We have faced a minor operational issue with The Things Stack Cloud with regards to external API availability in all of our clusters, affecting mainly Console usage. Traffic processing and delivery was not affected.

Cause

The root cause of this issue is that the service which we use for load balancing and request routing, Envoy, had a bug (1, 2) in their HTTP/2 request processing library.

We have upgraded to the latest release of Envoy at the time, v1.29.0, as part of our v3.29.0 release, and initially did not experience any elevated timeout or error rates in our load balancer. However, over the past two days more reports of these timeouts occurred and we have decided to rollback our Envoy version upgrade. We have not observed any elevated timeout rates since.
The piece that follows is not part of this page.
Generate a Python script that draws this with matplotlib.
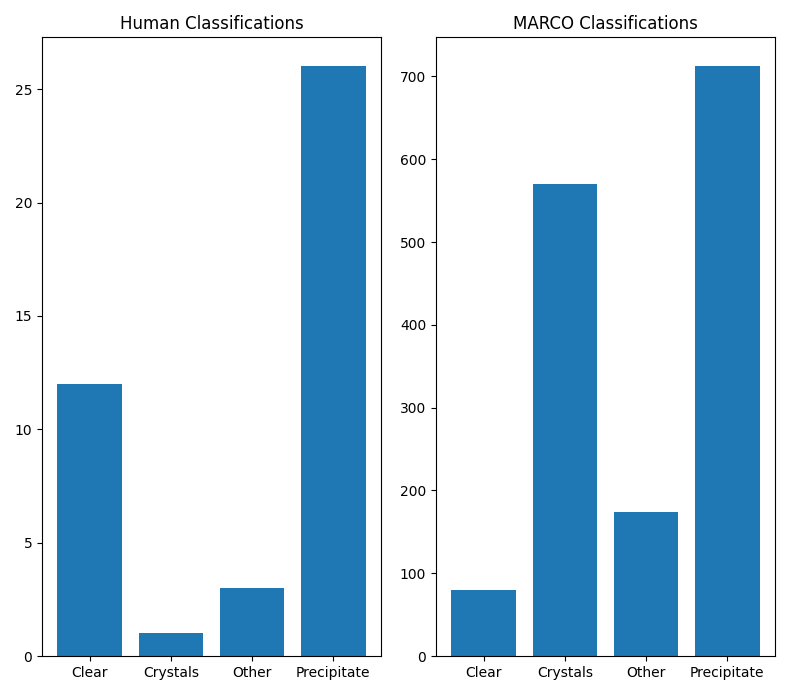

We monitor failed request rates inside a cluster, but not at the edge of the cluster, where the load balancer operates, as we deem these rates to be more accurate near the components which experience failures. We will be looking into possible improvements in our monitoring in order to account for such issues in the future.

Resolution

We have rolled back to the last known working Envoy version, v1.28.1, and have no longer been able to reproduce the sporadic timeouts.


Adrian-Ștefan Mareș
Head of Engineering, The Things Industries

Posted Feb 19, 2024 - 10:44 CET

Resolved
This issue is now resolved.
Posted Feb 17, 2024 - 14:27 CET
Monitoring
A fix has been deployed and we are monitoring the results.
Posted Feb 17, 2024 - 14:08 CET
Identified
We have identified the issue and deploying a fix to resolve it.
Posted Feb 17, 2024 - 13:26 CET
Investigating
We are investigating console access and API connection issues on The Things Stack Cloud. We will provide more details as we progress.
Posted Feb 17, 2024 - 12:02 CET
This incident affected: The Things Stack Cloud (Europe 1 (eu1), North America 1 (nam1)).